When working with batteries and their electrolyte, be sure to put on goggles and chemical-rated gloves, but first remove all jewelry and/or watches, which could accidentally come into contact with battery terminals and cause arcing. A good flashlight is usually needed to see the level of the electrolyte inside of the battery—but be sure its housing is not metal, either.
The electrolyte on a properly filled battery should be approximately 1/4 inch below the fill tube. If the battery is overfilled, the electrolyte can flow out of the vent caps when the battery is charged, as bubbles of hydrogen and oxygen that are produced cause the electrolyte’s level to increase.

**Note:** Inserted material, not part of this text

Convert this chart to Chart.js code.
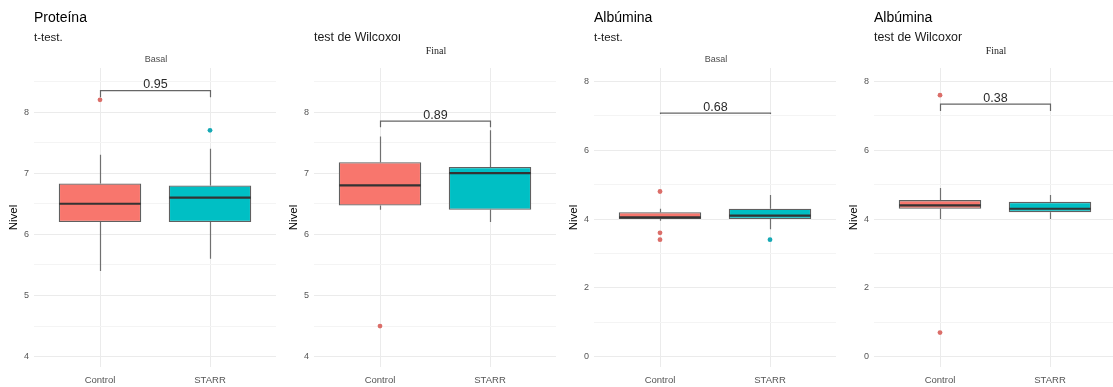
<!DOCTYPE html>
<html lang="es">
<head>
<meta charset="utf-8">
<title>Proteína y Albúmina: Control vs STARR</title>
<script src="https://cdn.jsdelivr.net/npm/chart.js@4.4.1/dist/chart.umd.min.js"></script>
<style>
  html, body { margin: 0; padding: 0; background: #ffffff; }
  body { width: 1113px; height: 387px; position: relative; overflow: hidden;
         font-family: "Liberation Sans", Arial, sans-serif; }
  .panel { position: absolute; top: 0; width: 280px; height: 387px; }
  .panel canvas { position: absolute; left: 0; top: 0; }
  .title { position: absolute; left: 34px; top: 7px; height: 20px; line-height: 20px;
           font-size: 14px; color: #000; white-space: nowrap; }
  .subtitle { position: absolute; left: 34px; top: 28px; height: 18px; line-height: 18px;
              font-size: 11.5px; color: #1a1a1a; white-space: nowrap; overflow: hidden; }
  .subtitle.wide { font-size: 12.4px; }
  .strip { position: absolute; left: 34px; width: 244px; text-align: center; height: 14px; line-height: 14px;
           white-space: nowrap; }
  .strip.sans { top: 52px; font-size: 9px; color: #4d4d4d; }
  .strip.serif { top: 44px; font-family: "Liberation Serif", "Times New Roman", serif; font-size: 10px; color: #1a1a1a; }
</style>
</head>
<body>
<script>
// Groups shown on every x axis
const groups = ['Control', 'STARR'];

// Proteína – Basal (t-test)
const protBasalLow  = [5.4, 5.6];
const protBasalQ1   = [6.2, 6.2];
const protBasalMed  = [6.5, 6.6];
const protBasalQ3   = [6.83, 6.8];
const protBasalHigh = [7.3, 7.4];
const protBasalOutControl = [8.2];
const protBasalOutStarr   = [7.7];

// Proteína – Final (Wilcoxon)
const protFinalLow  = [6.4, 6.2];
const protFinalQ1   = [6.47, 6.4];
const protFinalMed  = [6.8, 7.0];
const protFinalQ3   = [7.18, 7.1];
const protFinalHigh = [7.6, 7.7];
const protFinalOutControl = [4.5];
const protFinalOutStarr   = [];

// Albúmina – Basal (t-test)
const albBasalLow  = [3.95, 3.7];
const albBasalQ1   = [4.0, 4.0];
const albBasalMed  = [4.05, 4.1];
const albBasalQ3   = [4.2, 4.3];
const albBasalHigh = [4.3, 4.7];
const albBasalOutControl = [4.8, 3.6, 3.4];
const albBasalOutStarr   = [3.4];

// Albúmina – Final (Wilcoxon)
const albFinalLow  = [4.0, 4.0];
const albFinalQ1   = [4.3, 4.2];
const albFinalMed  = [4.4, 4.3];
const albFinalQ3   = [4.55, 4.5];
const albFinalHigh = [4.9, 4.7];
const albFinalOutControl = [7.6, 0.7];
const albFinalOutStarr   = [];

// Comparison brackets and their p-values
const pValues     = ['0.95', '0.89', '0.68', '0.38'];
const bracketY    = [8.35, 7.85, 7.08, 7.34];
const bracketTipY = [8.24, 7.75, 7.05, 7.14];

// Headings
const titles    = ['Proteína', '', 'Albúmina', 'Albúmina'];
const subtitles = ['t-test.', 'test de Wilcoxon', 't-test.', 'test de Wilcoxon'];
const strips    = ['Basal', 'Final', 'Basal', 'Final'];

// Y axis tick labels
const proteinaTicks = [4, 5, 6, 7, 8];
const albuminaTicks = [0, 2, 4, 6, 8];

const FILLS = ['#F8766D', '#00BFC4'];
const POINT_COLORS = ['#DB6E69', '#17A9B5'];
const SANS = '"Liberation Sans", Arial, sans-serif';

const panels = [
  { low: protBasalLow, q1: protBasalQ1, med: protBasalMed, q3: protBasalQ3, high: protBasalHigh,
    out: [protBasalOutControl, protBasalOutStarr], ticks: proteinaTicks, min: 3.83, max: 8.72, serif: false },
  { low: protFinalLow, q1: protFinalQ1, med: protFinalMed, q3: protFinalQ3, high: protFinalHigh,
    out: [protFinalOutControl, protFinalOutStarr], ticks: proteinaTicks, min: 3.83, max: 8.72, serif: true },
  { low: albBasalLow, q1: albBasalQ1, med: albBasalMed, q3: albBasalQ3, high: albBasalHigh,
    out: [albBasalOutControl, albBasalOutStarr], ticks: albuminaTicks, min: -0.3, max: 8.39, serif: false },
  { low: albFinalLow, q1: albFinalQ1, med: albFinalMed, q3: albFinalQ3, high: albFinalHigh,
    out: [albFinalOutControl, albFinalOutStarr], ticks: albuminaTicks, min: -0.3, max: 8.39, serif: true }
];

// The long subtitle is cut at the panel's heading box
const subtitleClip = [null, 85.5, null, 87.5];

// Whiskers under the boxes; medians and significance brackets on top
const boxPlotExtras = {
  id: 'boxPlotExtras',
  beforeDatasetsDraw(chart, args, opts) {
    const idx = opts.index;
    const p = panels[idx];
    const xs = chart.scales.x, ys = chart.scales.y;
    const ctx = chart.ctx;
    ctx.save();
    ctx.strokeStyle = '#707070';
    ctx.lineWidth = 1.2;
    groups.forEach((g, i) => {
      const x = Math.round(xs.getPixelForValue(i + 1)) + 0.5;
      ctx.beginPath();
      ctx.moveTo(x, ys.getPixelForValue(p.high[i]));
      ctx.lineTo(x, ys.getPixelForValue(p.q3[i]));
      ctx.moveTo(x, ys.getPixelForValue(p.q1[i]));
      ctx.lineTo(x, ys.getPixelForValue(p.low[i]));
      ctx.stroke();
    });
    ctx.restore();
  },
  afterDatasetsDraw(chart, args, opts) {
    const idx = opts.index;
    const p = panels[idx];
    const xs = chart.scales.x, ys = chart.scales.y;
    const ctx = chart.ctx;
    const bars = chart.getDatasetMeta(0).data;
    ctx.save();
    // medians
    ctx.strokeStyle = '#333333';
    ctx.lineWidth = 2.2;
    groups.forEach((g, i) => {
      const bar = bars[i];
      const y = ys.getPixelForValue(p.med[i]);
      ctx.beginPath();
      ctx.moveTo(bar.x - bar.width / 2 + 0.5, y);
      ctx.lineTo(bar.x + bar.width / 2 - 0.5, y);
      ctx.stroke();
    });
    // bracket
    const x1 = Math.round(xs.getPixelForValue(1)) + 0.5;
    const x2 = Math.round(xs.getPixelForValue(2)) + 0.5;
    const yb = ys.getPixelForValue(bracketY[idx]);
    const yt = ys.getPixelForValue(bracketTipY[idx]);
    ctx.strokeStyle = '#666666';
    ctx.lineWidth = 1.2;
    ctx.beginPath();
    ctx.moveTo(x1, yt);
    ctx.lineTo(x1, yb);
    ctx.lineTo(x2, yb);
    ctx.lineTo(x2, yt);
    ctx.stroke();
    ctx.fillStyle = '#2a2a2a';
    ctx.font = '12.5px ' + SANS;
    ctx.textAlign = 'center';
    ctx.textBaseline = 'alphabetic';
    ctx.fillText(pValues[idx], (x1 + x2) / 2, yb - 2.5);
    ctx.restore();
  }
};

panels.forEach((p, idx) => {
  const div = document.createElement('div');
  div.className = 'panel';
  div.style.left = (idx * 280) + 'px';
  document.body.appendChild(div);

  const canvas = document.createElement('canvas');
  canvas.width = 280; canvas.height = 387;
  canvas.style.width = '280px'; canvas.style.height = '387px';
  div.appendChild(canvas);

  if (titles[idx]) {
    const t = document.createElement('div');
    t.className = 'title'; t.textContent = titles[idx];
    div.appendChild(t);
  }
  const s = document.createElement('div');
  s.className = 'subtitle'; s.textContent = subtitles[idx];
  if (subtitleClip[idx]) { s.style.width = subtitleClip[idx] + 'px'; s.classList.add('wide'); }
  div.appendChild(s);
  const st = document.createElement('div');
  st.className = 'strip ' + (p.serif ? 'serif' : 'sans');
  st.textContent = strips[idx];
  div.appendChild(st);

  const step = p.ticks[1] - p.ticks[0];
  const minor = [];
  for (let v = p.ticks[0] - step / 2; v <= p.ticks[p.ticks.length - 1] + step / 2 + 1e-9; v += step) {
    if (v >= p.min && v <= p.max) minor.push(+v.toFixed(4));
  }
  const yTickValues = p.ticks.concat(minor).sort((a, b) => a - b);

  const outlierPoints = [];
  p.out.forEach((vals, gi) => vals.forEach(v => outlierPoints.push({ x: gi + 1, y: v, g: gi })));

  new Chart(canvas, {
    type: 'bar',
    data: {
      datasets: [
        {
          type: 'bar',
          data: groups.map((g, i) => ({ x: i + 1, y: [p.q1[i], p.q3[i]] })),
          backgroundColor: FILLS,
          borderColor: '#606060',
          borderWidth: 1.3,
          borderSkipped: false,
          categoryPercentage: 1,
          barPercentage: 0.75,
          order: 2
        },
        {
          type: 'scatter',
          data: outlierPoints,
          pointRadius: 2.4,
          pointBorderWidth: 0,
          pointBackgroundColor: ctx => POINT_COLORS[ctx.raw ? ctx.raw.g : 0],
          order: 1
        }
      ]
    },
    options: {
      responsive: false,
      animation: false,
      devicePixelRatio: 1,
      layout: { padding: { left: 0, right: 2, top: 68, bottom: 0 } },
      plugins: {
        legend: { display: false },
        tooltip: { enabled: false },
        boxPlotExtras: { index: idx }
      },
      scales: {
        x: {
          type: 'linear',
          offset: false,
          min: 0.4, max: 2.6,
          afterBuildTicks: sc => { sc.ticks = groups.map((g, i) => ({ value: i + 1 })); },
          afterFit: sc => { sc.height = 20; },
          ticks: {
            callback: v => groups[v - 1],
            color: '#555555',
            font: { family: SANS, size: 9.5 },
            padding: 7.2,
            maxRotation: 0,
            autoSkip: false
          },
          grid: { offset: false, color: '#ebebeb', lineWidth: 1, drawTicks: false },
          border: { display: false }
        },
        y: {
          type: 'linear',
          min: p.min, max: p.max,
          afterBuildTicks: sc => { sc.ticks = yTickValues.map(v => ({ value: v })); },
          afterFit: sc => { sc.width = 34; },
          ticks: {
            callback: v => (p.ticks.includes(v) ? String(v) : ''),
            color: '#555555',
            font: { family: SANS, size: 9 },
            padding: 5,
            autoSkip: false
          },
          grid: {
            color: c => (p.ticks.includes(c.tick && c.tick.value) ? '#ebebeb' : '#f4f4f4'),
            lineWidth: 1,
            drawTicks: false
          },
          border: { display: false },
          title: {
            display: true,
            text: 'Nivel',
            color: '#000000',
            font: { family: SANS, size: 11.5 },
            padding: { top: 6.5, bottom: 0 }
          }
        }
      }
    },
    plugins: [boxPlotExtras]
  });
});
</script>
</body>
</html>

Sometimes, battery cables or other obstructions can make maintenance of one particular cell, battery, or even an entire battery string, difficult. Pay attention to these types of problems and correct them, as seemingly small improvements can have a dramatic effect on the frequency of future maintenance and battery longevity.
While a voltage measurement provides a quick side-by-side comparison (identifying potentially weak batteries or cells), the overall battery voltage fluctuates significantly depending on if the battery is being charged, discharged, or if it has been at rest. For flooded batteries, specific gravity (SG) readings show the actual concentration of sulfuric acid in the electrolyte and thus are a much better indicator of the battery’s state of charge (SOC) for each cell and the entire battery. SG can only be measured on nonsealed, flooded-type batteries.

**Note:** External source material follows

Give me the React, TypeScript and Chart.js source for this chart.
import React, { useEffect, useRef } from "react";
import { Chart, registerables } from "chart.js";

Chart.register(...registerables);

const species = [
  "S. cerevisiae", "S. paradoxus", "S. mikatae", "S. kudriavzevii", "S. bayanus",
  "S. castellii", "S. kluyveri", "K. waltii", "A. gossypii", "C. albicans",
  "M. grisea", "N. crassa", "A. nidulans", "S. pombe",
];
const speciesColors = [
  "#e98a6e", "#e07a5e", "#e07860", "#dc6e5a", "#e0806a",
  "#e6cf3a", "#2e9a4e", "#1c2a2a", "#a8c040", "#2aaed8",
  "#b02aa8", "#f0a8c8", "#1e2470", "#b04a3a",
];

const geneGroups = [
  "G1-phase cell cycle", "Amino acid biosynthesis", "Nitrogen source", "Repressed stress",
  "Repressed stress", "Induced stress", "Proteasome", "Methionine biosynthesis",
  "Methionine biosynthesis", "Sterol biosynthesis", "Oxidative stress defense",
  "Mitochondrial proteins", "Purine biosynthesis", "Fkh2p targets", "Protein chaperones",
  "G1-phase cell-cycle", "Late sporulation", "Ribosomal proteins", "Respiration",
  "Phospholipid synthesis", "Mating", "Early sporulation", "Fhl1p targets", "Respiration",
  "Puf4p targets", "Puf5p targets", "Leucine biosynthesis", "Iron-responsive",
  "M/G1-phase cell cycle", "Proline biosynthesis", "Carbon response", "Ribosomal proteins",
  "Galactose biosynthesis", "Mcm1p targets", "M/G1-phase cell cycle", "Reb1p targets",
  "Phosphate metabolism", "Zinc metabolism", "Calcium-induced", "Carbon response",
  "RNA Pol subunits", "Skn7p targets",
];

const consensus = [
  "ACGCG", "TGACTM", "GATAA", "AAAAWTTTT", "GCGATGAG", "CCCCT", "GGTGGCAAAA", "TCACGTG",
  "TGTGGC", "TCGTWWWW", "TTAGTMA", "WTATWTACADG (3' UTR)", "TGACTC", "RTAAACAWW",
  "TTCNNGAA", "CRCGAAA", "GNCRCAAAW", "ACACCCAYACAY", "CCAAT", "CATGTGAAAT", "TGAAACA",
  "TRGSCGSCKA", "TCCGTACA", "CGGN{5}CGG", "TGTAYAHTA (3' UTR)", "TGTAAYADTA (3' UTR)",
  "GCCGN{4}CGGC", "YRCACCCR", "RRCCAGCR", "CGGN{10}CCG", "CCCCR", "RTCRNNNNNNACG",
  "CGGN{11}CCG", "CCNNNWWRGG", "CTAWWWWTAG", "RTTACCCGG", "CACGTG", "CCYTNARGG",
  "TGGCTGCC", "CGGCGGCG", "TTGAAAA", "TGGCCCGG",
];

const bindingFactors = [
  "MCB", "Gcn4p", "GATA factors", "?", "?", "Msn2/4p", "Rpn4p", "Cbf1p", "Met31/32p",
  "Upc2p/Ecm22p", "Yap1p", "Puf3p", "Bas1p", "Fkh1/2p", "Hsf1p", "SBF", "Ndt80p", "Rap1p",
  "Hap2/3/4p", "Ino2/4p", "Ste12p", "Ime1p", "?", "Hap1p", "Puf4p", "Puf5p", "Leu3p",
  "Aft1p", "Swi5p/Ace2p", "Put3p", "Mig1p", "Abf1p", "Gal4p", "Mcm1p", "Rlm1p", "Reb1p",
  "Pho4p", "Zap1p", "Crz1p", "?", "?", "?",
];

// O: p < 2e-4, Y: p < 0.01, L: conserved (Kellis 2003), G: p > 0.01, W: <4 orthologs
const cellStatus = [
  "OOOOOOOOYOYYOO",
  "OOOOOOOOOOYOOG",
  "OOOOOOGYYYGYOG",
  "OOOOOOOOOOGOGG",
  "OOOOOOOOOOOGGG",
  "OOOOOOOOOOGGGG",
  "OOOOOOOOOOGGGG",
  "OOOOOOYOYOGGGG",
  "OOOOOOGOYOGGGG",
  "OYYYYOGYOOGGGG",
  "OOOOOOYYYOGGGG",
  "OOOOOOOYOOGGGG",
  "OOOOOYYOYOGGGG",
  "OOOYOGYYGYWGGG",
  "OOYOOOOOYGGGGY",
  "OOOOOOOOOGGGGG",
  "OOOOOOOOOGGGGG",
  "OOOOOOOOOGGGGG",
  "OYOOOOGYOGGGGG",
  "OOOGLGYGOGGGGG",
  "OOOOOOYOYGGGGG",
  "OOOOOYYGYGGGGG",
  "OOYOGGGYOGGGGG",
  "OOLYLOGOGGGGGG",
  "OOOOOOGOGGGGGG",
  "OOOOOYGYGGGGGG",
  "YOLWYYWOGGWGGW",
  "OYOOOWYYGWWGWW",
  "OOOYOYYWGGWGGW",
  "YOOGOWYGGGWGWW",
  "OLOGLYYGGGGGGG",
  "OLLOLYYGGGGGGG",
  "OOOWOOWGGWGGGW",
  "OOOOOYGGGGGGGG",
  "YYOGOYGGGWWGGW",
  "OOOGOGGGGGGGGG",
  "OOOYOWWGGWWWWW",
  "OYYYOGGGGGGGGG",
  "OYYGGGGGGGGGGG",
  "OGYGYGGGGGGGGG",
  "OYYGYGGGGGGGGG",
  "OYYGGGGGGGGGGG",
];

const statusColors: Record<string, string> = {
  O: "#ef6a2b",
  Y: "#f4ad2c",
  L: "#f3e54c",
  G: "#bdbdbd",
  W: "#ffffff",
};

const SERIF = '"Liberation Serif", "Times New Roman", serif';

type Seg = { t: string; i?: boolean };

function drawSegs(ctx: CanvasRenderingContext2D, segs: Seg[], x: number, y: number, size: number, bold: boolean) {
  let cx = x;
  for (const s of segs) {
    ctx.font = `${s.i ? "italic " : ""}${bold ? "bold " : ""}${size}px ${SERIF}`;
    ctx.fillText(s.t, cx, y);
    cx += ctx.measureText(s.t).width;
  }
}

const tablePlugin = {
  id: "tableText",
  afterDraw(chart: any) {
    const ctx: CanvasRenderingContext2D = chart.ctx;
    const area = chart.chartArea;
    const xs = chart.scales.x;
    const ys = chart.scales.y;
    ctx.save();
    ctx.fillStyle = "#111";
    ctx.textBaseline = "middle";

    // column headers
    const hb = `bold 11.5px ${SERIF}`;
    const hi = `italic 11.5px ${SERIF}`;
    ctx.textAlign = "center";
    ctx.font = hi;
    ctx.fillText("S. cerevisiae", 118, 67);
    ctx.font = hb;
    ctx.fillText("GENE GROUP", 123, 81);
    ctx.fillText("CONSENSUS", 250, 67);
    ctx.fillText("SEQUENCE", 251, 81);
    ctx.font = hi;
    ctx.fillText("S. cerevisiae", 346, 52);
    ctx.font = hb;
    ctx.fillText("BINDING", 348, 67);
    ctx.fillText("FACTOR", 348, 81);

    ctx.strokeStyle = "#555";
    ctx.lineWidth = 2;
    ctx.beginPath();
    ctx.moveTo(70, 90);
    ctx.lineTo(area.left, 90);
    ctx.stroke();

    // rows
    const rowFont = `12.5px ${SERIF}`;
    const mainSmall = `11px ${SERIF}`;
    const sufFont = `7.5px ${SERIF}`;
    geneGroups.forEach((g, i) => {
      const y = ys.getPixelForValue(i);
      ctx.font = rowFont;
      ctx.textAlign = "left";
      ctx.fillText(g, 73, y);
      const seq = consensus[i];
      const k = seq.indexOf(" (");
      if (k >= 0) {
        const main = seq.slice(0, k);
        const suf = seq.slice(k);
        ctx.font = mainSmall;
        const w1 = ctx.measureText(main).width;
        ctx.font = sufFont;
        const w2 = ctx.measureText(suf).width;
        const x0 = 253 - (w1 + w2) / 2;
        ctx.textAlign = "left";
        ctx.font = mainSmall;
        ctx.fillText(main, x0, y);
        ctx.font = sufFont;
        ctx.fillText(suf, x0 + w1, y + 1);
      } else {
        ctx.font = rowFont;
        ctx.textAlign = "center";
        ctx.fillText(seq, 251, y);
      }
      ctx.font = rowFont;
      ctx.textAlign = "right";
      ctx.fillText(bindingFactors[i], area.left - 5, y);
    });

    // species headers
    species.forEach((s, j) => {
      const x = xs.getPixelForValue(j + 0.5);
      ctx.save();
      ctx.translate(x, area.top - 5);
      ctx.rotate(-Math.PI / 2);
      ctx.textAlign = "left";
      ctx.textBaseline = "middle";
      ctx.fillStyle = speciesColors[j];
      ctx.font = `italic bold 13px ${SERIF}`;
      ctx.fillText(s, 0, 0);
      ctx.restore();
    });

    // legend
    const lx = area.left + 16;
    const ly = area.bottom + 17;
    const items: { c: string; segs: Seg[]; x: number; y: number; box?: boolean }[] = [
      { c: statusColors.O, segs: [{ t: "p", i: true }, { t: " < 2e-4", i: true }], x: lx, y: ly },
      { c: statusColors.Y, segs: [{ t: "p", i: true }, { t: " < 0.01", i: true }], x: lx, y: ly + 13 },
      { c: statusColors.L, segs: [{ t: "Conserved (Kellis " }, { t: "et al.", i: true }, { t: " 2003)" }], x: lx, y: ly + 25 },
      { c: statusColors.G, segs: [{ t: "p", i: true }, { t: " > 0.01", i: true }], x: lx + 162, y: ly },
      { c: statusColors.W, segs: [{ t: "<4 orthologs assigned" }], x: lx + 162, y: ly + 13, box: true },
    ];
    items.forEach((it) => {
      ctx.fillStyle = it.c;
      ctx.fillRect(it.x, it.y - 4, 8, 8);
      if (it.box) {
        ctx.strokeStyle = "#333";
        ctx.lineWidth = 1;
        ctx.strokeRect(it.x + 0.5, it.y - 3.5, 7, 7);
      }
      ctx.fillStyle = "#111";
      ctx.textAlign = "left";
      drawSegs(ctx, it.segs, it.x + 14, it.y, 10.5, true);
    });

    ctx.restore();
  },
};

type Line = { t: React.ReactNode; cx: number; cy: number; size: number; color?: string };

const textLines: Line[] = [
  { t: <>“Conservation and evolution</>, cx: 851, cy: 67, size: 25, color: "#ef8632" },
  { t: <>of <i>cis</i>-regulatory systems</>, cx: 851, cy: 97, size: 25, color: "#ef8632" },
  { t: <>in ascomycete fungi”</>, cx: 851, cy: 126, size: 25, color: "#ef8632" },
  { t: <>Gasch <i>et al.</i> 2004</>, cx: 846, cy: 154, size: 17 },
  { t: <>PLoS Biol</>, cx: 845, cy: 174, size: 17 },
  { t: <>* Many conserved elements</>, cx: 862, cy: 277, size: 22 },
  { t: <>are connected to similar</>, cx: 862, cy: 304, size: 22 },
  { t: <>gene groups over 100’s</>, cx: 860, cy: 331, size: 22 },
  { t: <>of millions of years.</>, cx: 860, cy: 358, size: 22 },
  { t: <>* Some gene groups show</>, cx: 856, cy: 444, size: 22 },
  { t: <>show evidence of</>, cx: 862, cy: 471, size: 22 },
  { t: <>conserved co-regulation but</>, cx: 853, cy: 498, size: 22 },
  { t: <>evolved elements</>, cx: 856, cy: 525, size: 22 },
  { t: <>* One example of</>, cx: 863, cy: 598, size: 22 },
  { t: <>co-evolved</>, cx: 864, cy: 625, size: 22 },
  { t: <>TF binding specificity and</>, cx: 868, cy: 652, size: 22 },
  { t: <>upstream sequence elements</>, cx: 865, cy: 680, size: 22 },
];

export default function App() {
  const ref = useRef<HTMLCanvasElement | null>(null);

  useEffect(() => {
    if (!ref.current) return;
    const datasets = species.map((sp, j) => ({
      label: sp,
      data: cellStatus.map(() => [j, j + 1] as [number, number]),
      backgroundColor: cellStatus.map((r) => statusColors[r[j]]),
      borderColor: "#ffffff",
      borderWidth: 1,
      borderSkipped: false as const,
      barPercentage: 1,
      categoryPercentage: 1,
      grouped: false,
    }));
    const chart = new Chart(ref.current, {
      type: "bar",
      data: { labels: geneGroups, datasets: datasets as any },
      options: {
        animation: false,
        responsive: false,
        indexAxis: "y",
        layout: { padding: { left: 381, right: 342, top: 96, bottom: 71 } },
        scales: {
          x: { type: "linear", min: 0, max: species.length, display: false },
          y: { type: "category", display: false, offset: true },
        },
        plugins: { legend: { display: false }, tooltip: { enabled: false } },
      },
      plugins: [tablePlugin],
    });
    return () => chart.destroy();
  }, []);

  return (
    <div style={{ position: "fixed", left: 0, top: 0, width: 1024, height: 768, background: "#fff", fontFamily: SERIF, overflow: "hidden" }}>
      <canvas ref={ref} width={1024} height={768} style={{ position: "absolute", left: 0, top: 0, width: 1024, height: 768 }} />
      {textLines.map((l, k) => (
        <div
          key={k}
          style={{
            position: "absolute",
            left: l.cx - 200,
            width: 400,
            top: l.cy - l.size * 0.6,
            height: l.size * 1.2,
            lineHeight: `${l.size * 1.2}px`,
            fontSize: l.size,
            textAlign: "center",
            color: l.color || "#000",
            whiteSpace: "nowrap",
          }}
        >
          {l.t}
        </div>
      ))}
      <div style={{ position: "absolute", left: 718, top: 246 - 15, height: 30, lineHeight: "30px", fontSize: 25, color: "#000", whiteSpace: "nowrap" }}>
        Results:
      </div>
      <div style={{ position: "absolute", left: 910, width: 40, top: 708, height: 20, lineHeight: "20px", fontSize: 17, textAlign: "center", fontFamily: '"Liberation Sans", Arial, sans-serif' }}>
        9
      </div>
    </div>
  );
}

Measure and record each cell’s SG with a hydrometer or refractometer, using all the same protective equipment as you’ve used for checking the electrolyte levels (see “Methods” in this issue). To correlate an SG value to the SOC level, check the SG graph or table from the battery manufacturer’s specifications. For example, a typical SG reading for a battery at 100% SOC is 1.265. If the difference in SG between any two cells is greater than 0.025, the battery bank needs to be equalized to ensure that all cells receive a full charge.

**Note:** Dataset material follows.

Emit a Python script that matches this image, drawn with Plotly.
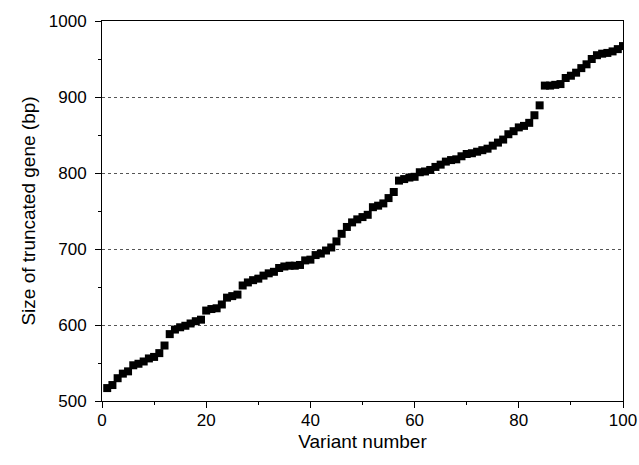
import plotly.graph_objects as go

variant = list(range(1, 101))
size_bp = [517, 521, 530, 536, 539, 547, 549, 552, 556, 558,
           563, 573, 588, 594, 597, 599, 602, 605, 607, 619,
           621, 622, 627, 636, 638, 640, 652, 656, 659, 661,
           665, 668, 670, 675, 677, 678, 678, 679, 685, 686,
           692, 694, 698, 702, 710, 720, 729, 735, 739, 742,
           745, 755, 757, 760, 767, 775, 790, 792, 794, 795,
           801, 802, 804, 808, 811, 815, 817, 818, 822, 825,
           826, 828, 830, 832, 836, 840, 844, 851, 855, 860,
           862, 866, 876, 889, 915, 915, 916, 917, 925, 928,
           932, 938, 943, 950, 955, 957, 958, 960, 963, 967]

fig = go.Figure(go.Scatter(
    x=variant, y=size_bp, mode="markers",
    marker=dict(symbol="square", size=8, color="black", line=dict(width=0)),
))

font = dict(family="Liberation Sans, Arial, sans-serif", size=17, color="black")
fig.update_layout(
    width=639, height=465,
    margin=dict(l=102, r=16, t=21, b=64),
    plot_bgcolor="white", paper_bgcolor="white",
    showlegend=False, font=font,
)
fig.update_xaxes(
    range=[0, 100], tickvals=[0, 20, 40, 60, 80, 100],
    ticks="outside", ticklen=6, tickcolor="black", ticklabelstandoff=-2,
    minor=dict(tickvals=[10, 30, 50, 70, 90], ticks="outside", ticklen=3, tickcolor="black"),
    showline=True, linecolor="black", linewidth=1, mirror=True,
    showgrid=False, zeroline=False, automargin=False,
    title=dict(text="Variant number", font=dict(size=19), standoff=5),
)
fig.update_yaxes(
    range=[500, 1000], tickvals=[500, 600, 700, 800, 900, 1000],
    ticks="outside", ticklen=6, tickcolor="black", ticklabelstandoff=5,
    minor=dict(tickvals=[550, 650, 750, 850, 950], ticks="outside", ticklen=3, tickcolor="black",
               showgrid=False),
    showline=True, linecolor="black", linewidth=1, mirror=True,
    showgrid=True, gridcolor="#555555", griddash="dot", gridwidth=1,
    zeroline=False, automargin=False,
    title=dict(text="Size of truncated gene (bp)", font=dict(size=19), standoff=8),
)
fig.write_html("out.html", config={"displayModeBar": False},
               post_script="document.body.style.margin='0';")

Battery capacity and cycle life are typically provided for a battery at a temperature of 77°F (25°C). If the battery is colder or warmer, the specification and performance will vary. At lower temperatures, the battery’s available capacity (measured in amp-hours) will be decreased. At higher temperatures, the battery’s life (number of cycles) will be diminished.
The “Typical Life Cycles vs. Average Depth of Discharge” graph shows the number of charge/discharge cycles versus the depth of discharge (DOD) for a typical flooded lead-acid (FLA) battery at 77°F and 95°F. Most FLA batteries will be able to supply only half as many cycles when the battery temperature is increased by 10°C (18°F). For example, at 25°C (77°F), a battery may be rated at 2,000 cycles at a 20% DOD. But when operated at the higher temperature of 35°C (95°F), it will only provide 1,000 cycles under the same cycling conditions.
Factors like lack of ventilation, heat or sunlight exposure, and high charging voltages and currents can also increase a battery’s internal temperature. Operation at consistently high internal temperatures can significantly reduce a battery’s life.